Flamenco dancers in Seville, sunsets in San Diego, starry night catwalks in Southern Italy… the series of Cruise collections staged by luxury fashion houses across the past few months have come with a side-show of spectacle. MaxMara’s show may have been the last, but it proved no less ambitious: with the Italian luxury brand taking over Lisbon for a show that had at the heart of it a powerhouse woman who demands clothes that work as hard as she does – without skimping on style.
Claire Danes made a strong case for the summer suit
That theme would have pleased Hollywood actress Claire Danes, who flew into Europe straight from wrapping the eagerly-awaited screen adaptation of cult book Fleishman’s In Trouble. (Spoiler alert: she says it stays incredibly true to the book.) She chose a linen suit to sit front row because of its familiar, classic silhouette. ‘It’s reminiscent of 30s and 40s designs, and the women of that era that had some sass, integrity and salt,’ she said of why the MaxMara aesthetic appeals. ‘There’s something hard about it, but it’s also beautiful luxury.’

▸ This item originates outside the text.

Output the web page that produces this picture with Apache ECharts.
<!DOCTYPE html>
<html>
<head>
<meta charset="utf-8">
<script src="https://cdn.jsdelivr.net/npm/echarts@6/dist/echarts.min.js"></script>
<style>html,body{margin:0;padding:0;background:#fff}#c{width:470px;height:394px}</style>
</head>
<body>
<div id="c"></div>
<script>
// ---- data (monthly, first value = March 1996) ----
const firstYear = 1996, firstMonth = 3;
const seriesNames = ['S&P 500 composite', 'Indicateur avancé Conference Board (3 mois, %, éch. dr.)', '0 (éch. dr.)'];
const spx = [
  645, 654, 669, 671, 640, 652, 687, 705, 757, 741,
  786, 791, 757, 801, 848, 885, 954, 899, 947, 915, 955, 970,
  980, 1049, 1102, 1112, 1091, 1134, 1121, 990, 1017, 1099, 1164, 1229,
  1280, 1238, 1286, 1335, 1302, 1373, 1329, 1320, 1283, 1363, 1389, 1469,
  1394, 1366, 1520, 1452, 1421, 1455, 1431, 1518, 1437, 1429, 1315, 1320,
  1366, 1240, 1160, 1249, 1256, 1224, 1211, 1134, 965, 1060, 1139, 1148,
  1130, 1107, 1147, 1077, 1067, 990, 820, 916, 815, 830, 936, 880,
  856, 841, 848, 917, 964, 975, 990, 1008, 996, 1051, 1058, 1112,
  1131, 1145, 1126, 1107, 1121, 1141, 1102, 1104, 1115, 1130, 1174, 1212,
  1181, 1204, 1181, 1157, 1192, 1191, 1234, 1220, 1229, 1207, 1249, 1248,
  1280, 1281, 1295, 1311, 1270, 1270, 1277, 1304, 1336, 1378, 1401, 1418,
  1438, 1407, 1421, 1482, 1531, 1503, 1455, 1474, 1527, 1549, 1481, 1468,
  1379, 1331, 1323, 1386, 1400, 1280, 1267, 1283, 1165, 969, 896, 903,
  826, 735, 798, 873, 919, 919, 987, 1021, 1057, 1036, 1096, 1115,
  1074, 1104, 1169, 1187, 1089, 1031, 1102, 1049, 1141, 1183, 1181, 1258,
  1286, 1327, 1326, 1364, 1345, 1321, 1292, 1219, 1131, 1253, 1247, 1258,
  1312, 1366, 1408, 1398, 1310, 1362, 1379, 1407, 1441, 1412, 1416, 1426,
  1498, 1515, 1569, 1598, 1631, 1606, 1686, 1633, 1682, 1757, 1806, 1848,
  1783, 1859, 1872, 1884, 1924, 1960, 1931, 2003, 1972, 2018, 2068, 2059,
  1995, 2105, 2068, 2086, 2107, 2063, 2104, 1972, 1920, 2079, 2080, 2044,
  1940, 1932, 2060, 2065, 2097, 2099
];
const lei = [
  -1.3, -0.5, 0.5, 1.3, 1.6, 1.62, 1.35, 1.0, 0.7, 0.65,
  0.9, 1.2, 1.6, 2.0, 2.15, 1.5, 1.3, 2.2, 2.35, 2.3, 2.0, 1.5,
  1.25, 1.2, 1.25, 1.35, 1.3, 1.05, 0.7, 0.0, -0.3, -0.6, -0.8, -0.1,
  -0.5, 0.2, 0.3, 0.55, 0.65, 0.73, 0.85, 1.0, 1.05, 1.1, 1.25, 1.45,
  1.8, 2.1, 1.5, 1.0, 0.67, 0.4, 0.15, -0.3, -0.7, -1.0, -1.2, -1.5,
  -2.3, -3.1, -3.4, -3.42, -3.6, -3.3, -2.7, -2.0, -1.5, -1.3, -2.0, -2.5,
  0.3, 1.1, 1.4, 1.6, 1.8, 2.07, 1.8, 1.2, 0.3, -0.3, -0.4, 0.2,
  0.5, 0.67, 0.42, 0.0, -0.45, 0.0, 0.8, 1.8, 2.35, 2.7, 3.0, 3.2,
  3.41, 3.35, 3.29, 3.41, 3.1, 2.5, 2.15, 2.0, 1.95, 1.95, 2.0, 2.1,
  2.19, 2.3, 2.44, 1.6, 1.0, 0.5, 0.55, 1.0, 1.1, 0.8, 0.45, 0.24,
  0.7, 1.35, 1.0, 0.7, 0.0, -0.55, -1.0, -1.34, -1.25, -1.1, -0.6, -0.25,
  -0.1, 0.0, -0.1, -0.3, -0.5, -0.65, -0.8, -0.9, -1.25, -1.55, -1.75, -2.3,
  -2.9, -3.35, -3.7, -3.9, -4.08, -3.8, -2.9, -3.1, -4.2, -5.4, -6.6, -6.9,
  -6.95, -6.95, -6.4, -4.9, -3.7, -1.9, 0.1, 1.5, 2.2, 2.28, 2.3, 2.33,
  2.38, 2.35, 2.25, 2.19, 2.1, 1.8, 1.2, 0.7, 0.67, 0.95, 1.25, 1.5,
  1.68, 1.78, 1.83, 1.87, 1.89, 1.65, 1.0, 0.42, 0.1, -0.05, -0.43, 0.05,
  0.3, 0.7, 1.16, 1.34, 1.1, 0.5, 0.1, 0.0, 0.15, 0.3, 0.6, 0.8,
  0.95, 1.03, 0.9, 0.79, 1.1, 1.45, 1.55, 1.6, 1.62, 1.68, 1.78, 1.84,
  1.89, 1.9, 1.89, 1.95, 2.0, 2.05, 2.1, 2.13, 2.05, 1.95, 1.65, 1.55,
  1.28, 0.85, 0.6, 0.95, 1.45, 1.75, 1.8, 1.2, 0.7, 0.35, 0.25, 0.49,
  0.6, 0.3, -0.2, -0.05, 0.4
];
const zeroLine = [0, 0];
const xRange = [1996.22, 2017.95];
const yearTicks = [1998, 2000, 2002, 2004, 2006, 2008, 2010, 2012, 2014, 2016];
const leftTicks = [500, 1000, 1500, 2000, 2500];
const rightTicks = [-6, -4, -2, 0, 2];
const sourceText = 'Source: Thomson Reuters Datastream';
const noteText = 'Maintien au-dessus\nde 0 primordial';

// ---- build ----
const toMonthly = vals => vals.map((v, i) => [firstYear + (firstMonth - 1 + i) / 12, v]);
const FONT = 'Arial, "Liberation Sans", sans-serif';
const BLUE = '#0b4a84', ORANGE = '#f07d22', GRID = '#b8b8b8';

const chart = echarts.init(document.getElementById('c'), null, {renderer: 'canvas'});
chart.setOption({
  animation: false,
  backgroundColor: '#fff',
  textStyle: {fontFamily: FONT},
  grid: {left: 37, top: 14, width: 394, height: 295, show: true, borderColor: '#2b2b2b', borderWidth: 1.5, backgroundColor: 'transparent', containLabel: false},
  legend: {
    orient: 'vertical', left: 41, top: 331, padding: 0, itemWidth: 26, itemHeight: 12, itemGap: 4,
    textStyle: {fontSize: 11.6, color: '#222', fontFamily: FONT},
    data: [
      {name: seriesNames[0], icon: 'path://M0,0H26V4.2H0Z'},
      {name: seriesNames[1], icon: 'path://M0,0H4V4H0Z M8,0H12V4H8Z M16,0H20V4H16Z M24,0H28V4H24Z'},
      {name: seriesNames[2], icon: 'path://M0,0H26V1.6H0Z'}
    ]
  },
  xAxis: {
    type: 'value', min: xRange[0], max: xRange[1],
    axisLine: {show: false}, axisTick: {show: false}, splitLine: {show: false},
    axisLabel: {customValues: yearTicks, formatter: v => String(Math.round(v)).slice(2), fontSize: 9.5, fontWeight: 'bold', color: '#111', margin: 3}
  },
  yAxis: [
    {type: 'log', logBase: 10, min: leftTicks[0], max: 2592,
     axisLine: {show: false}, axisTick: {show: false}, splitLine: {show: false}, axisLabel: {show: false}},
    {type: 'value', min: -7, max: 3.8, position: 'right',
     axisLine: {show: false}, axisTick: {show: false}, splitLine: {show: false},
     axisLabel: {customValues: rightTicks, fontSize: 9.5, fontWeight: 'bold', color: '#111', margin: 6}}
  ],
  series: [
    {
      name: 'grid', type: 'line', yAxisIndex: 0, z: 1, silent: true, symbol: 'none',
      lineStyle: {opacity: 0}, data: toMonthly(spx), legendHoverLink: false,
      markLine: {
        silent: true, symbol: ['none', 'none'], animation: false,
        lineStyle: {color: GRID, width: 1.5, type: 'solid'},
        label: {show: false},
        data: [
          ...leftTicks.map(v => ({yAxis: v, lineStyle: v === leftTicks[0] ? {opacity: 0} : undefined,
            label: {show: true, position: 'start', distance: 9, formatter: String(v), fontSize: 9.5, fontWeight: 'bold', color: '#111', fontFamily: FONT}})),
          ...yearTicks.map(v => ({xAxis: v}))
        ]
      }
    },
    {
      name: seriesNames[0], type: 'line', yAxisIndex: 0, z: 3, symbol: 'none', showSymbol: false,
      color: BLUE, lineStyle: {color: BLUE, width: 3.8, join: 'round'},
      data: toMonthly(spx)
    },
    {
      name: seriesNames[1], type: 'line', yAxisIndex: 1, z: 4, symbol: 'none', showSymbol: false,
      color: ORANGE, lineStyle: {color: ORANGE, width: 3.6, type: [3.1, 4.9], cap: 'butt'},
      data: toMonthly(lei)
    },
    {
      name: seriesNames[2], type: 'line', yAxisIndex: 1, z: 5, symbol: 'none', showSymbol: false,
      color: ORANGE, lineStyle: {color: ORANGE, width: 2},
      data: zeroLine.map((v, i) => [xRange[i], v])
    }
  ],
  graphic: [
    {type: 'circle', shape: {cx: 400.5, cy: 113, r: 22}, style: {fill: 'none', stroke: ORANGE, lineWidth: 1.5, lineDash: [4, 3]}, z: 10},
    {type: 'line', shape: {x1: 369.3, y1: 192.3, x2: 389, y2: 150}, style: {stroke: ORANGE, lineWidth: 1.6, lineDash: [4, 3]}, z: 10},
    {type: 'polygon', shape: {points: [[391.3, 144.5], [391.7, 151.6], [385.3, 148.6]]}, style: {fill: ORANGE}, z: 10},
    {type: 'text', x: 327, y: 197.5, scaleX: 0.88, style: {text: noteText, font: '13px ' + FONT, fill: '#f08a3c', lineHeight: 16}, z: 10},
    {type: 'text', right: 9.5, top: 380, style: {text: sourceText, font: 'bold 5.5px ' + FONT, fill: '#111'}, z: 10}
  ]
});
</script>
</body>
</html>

The MaxMara muse: a multi-tasking woman
It was almost as though Claire had taken a sneak peek at the moodboard of MaxMara Creative Director Ian Griffiths. It centred around a Skapinakis painting of a woman he’d spotted in the show’s venue, the Calouste Gulbenkian Museum. ‘She’s so imposing, serene, regal… she looks like a Queen with two other women sitting at her feet with a very deferential air,’ he recalled backstage. The woman, he went on to discover, was Natalia Correia – an influential figure in Lisbon’s art scene in the 50’s and 60’s and a worthy muse for the show. ‘Here is the archetypal powerful woman multitasking because she was a poet, an activist, and intellectual. She worked in film, television, theatre - she knew everybody.’
Clever clothes for real women
There was in the collection then, every element a woman like Correiea might need in her wardrobe today. Yes, the delicious camel coats MaxMara is so rightly famous for, but also pencil skirt and blouse combos that screamed modern working girl. For evening? Take your pick from a series of maxi jewel-tone cotton dresses that looked supremely easy to throw on and go, or a white silk jumpsuit that screamed stealth luxury.
The message that these were clothes real women will want to slot into their existing wardrobe straight from the catwalk was accentuated by the clever casting. The star appearance was from one of Portugal’s most famous fado and pop singers, Carmnio. ‘Casting her, is a statement about real women – real women who are happy and proud of themselves,’ said Griffiths backstage. ‘She is beautiful.’
But that doesn’t mean it can’t be sexy
If the clothes were deceptively simple though, that didn’t mean they couldn’t also be sexy. One of the elements of Correiea’s story that Griffiths liked so much was her liberal adoption of lovers – sex on her terms. For Griffiths that meant ruffled sheath dresses and flamenco-esque skirts worn with cropped tops that showed just a sliver of flesh. ‘This new spirit of sexiness is different from other manifestations of body consciousness which have almost bullied women into becoming something that they can't become,’ he explained.
Emily in Paris star Ashley Park would agree
Another of the front row guests was happy to embrace the sexier side of MaxMara: Emily in Paris star Ashley Parkwho wore her white suit sans… well anything. ‘I feel very strong in this suit even though it’s super feminine,’ she said of her outfit choice. ‘We decided to not wear a shirt under it because that feels very me. I feel very safe and secure in this but I also feel very sexy.’
Pushing boundaries is a lesson she says she’s learnt from her on screen character Mindy. ‘Mindy is not confined to a box, she could be in something vintage and classic in one scene and something so off the wall in another and fashion forward in another,’ Park explains. ‘I tend to love really classic timeless styles but to have a little extra oomph in it or a little pizazz.’ That’s not to say she’s pilfering outfits from set. ‘Some of those outfits we put them on and we’re like, “Yes I so want to steal this.” And then after being in them for an entire night shoot you’re like, “I never want to see that again”,’ she reveals.
One thing she is up for keeping though? That MaxMara suit. ‘This is something I’m going to wear forever and ever… except maybe not to a wedding!’ she laughs.